Tanger Tech, the Moroccan northern industrial zone’s development authority, said Hailiang intends to establish a $450 million copper facility on a 30-hectare plot of land. Shinzoom, a subsidiary of Hunan Zhongke, plans to invest $460 million in an anode plant spanning 20 hectares, according to a statement.

In April, the Moroccan government approved Chinese electric battery company BTR New Material Group (835185.BJE)’s plans to build a factory in Tangier to manufacture crucial component cathodes.

Another Chinese firm, CNGR Advanced Material (300919.SZ), plans to develop a cathode plant in Jorf Lasfar, 100 miles south of Casablanca, where the government has set aside 283 hectares for electric battery sectors.

Last year, the Moroccan government and China’s Gotion agreed to examine establishing an electric vehicle battery plant in the country, with a potential investment of up to $6.3 billion. Last month, Industry Minister Ryad Mezzour told Reuters that the Gotion project was moving forward, with conversations over its footprint and location.

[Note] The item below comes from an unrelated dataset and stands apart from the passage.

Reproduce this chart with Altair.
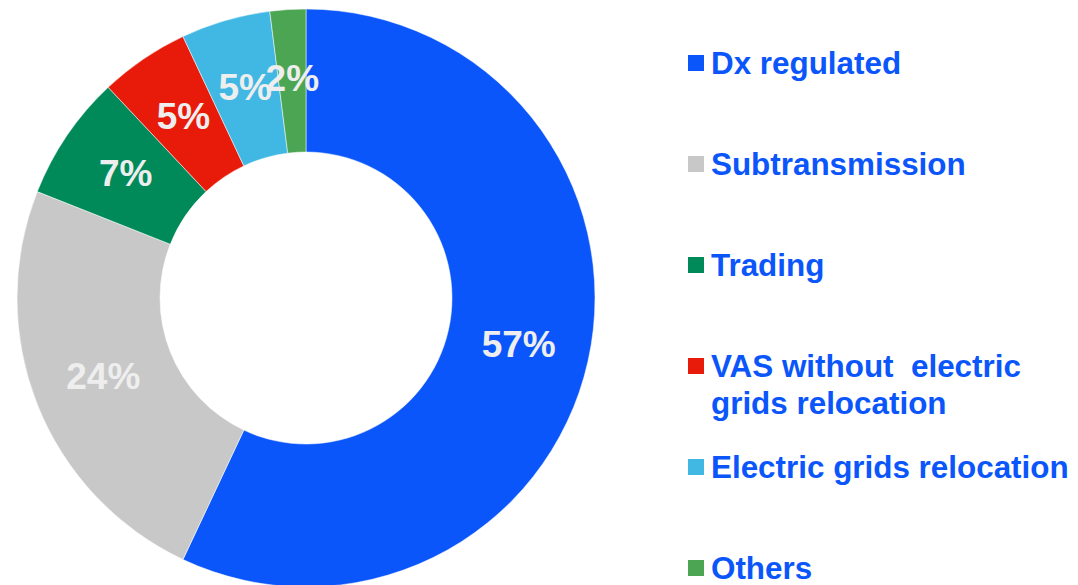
import altair as alt
import pandas as pd

categories = ["Dx regulated", "Subtransmission", "Trading",
              "VAS without  electric grids relocation",
              "Electric grids relocation", "Others"]
shares = [57, 24, 7, 5, 5, 2]
colors = ["#0A56FB", "#C8C8C8", "#008A5A", "#E81A0A", "#41B8E4", "#4CA552"]
legend_labels = ["Dx regulated", "Subtransmission", "Trading",
                 "VAS without \u00a0electric\ngrids relocation",
                 "Electric grids relocation", "Others"]

df = pd.DataFrame({
    "cat": categories,
    "share": shares,
    "idx": list(range(len(categories))),
    "label": [f"{s}%" for s in shares],
    "legend": legend_labels,
})

color_enc = alt.Color("cat:N", scale=alt.Scale(domain=categories, range=colors), legend=None)

base = alt.Chart(df).encode(
    theta=alt.Theta("share:Q", stack=True),
    order=alt.Order("idx:Q"),
)
arcs = base.mark_arc(outerRadius=289, innerRadius=146, stroke="white", strokeWidth=0.5).encode(color=color_enc)
labels = base.mark_text(radius=218, font="Liberation Sans", fontWeight="bold",
                        fontSize=37, color="#EEEEEE", baseline="middle").encode(text="label:N")
donut = alt.layer(arcs, labels).properties(width=596, height=576)

ly = alt.Y("idx:Q", scale=alt.Scale(domain=[-0.525, 5.178], reverse=True, nice=False, zero=False), axis=None)
squares = alt.Chart(df).mark_square(size=256, opacity=1).encode(
    x=alt.value(16), y=ly, color=color_enc)
texts = alt.Chart(df).mark_text(
    align="left", baseline="alphabetic", dy=11, fontSize=31.4, fontWeight="bold",
    font="Liberation Sans", color="#0A56FB", lineBreak="\n", lineHeight=37
).encode(x=alt.value(31), y=ly, text="legend:N")
legend = alt.layer(squares, texts).properties(width=370, height=576)

chart = alt.hconcat(donut, legend, spacing=76).properties(padding=0).configure_view(stroke=None)
chart.save("out.html", embed_options={"renderer": "svg", "actions": False})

Morocco’s strategic location on the Strait of Gibraltar, free trade agreements with important EU and US markets, and existing automotive sector cluster all attract Chinese enterprises.

In 2023, the automotive sector topped Morocco’s industrial exports with $14 billion, a 27% increase. Morocco is home to Stellantis (STLAM.MI) and Renault (RENA.PA) production factories with an annual combined capacity of 700,000 automobiles, as well as a network of local suppliers.